Cubic agrees to sell its training services business for $135M
Cubic Corporation of San Diego, CA announced on April 19 that it has entered into a definitive agreement to sell its Cubic Global Defense (CGD) Services business to Valiant Integrated Services for $135 million cash at close on a debt free, cash free basis, plus $3 million of contingent consideration tied to certain contract wins expected over the next 12 to 24 months.
“Cubic is focused on maximizing long-term value for our shareholders by delivering superior value to our customers,” said Bradley Feldmann, chairman, president and chief executive officer of Cubic Corporation. “We regularly evaluate our portfolio to ensure we are devoting our resources to strategic markets where domain expertise, innovation and technical competency enable us to build market-leading positions with strong growth potential and higher margins. The sale proceeds will provide us with increased financial flexibility to pursue profitable growth opportunities in those markets.”
“We also believe current market dynamics are driving consolidation in the defense services industry, and the scale required to compete has increased meaningfully. This transaction will allow our Services business and its employees to be part of a more appropriately focused platform that will be better positioned to grow,” added Feldmann.

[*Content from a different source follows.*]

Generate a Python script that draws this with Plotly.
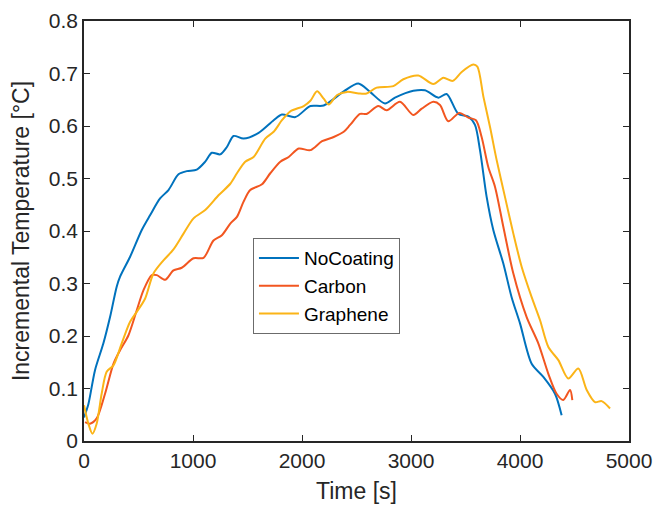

On March 31, 2018, the assets and liabilities of CGD Services will be considered held for sale and will be held at the lower of their carrying value or their fair value less estimated cost to sell. In Cubic’s fiscal second quarter results, the CGD Services business will be reflected as discontinued operations and the previous period financial results will be reclassified for comparative purposes. Cubic expects to record a non-cash charge of approximately $7 million within discontinued operations in the second quarter, based on the estimated excess of the carrying value of CGD Services over the consideration to be received. Upon the close of sale, the non-cash charge will be adjusted based upon a final analysis of the carrying amount of the assets and liabilities at the date of the sale, including the assessment of deferred tax assets and liabilities of discontinued operations.
The transaction is anticipated to be completed within 30 to 60 days, subject to customary closing conditions and regulatory approvals.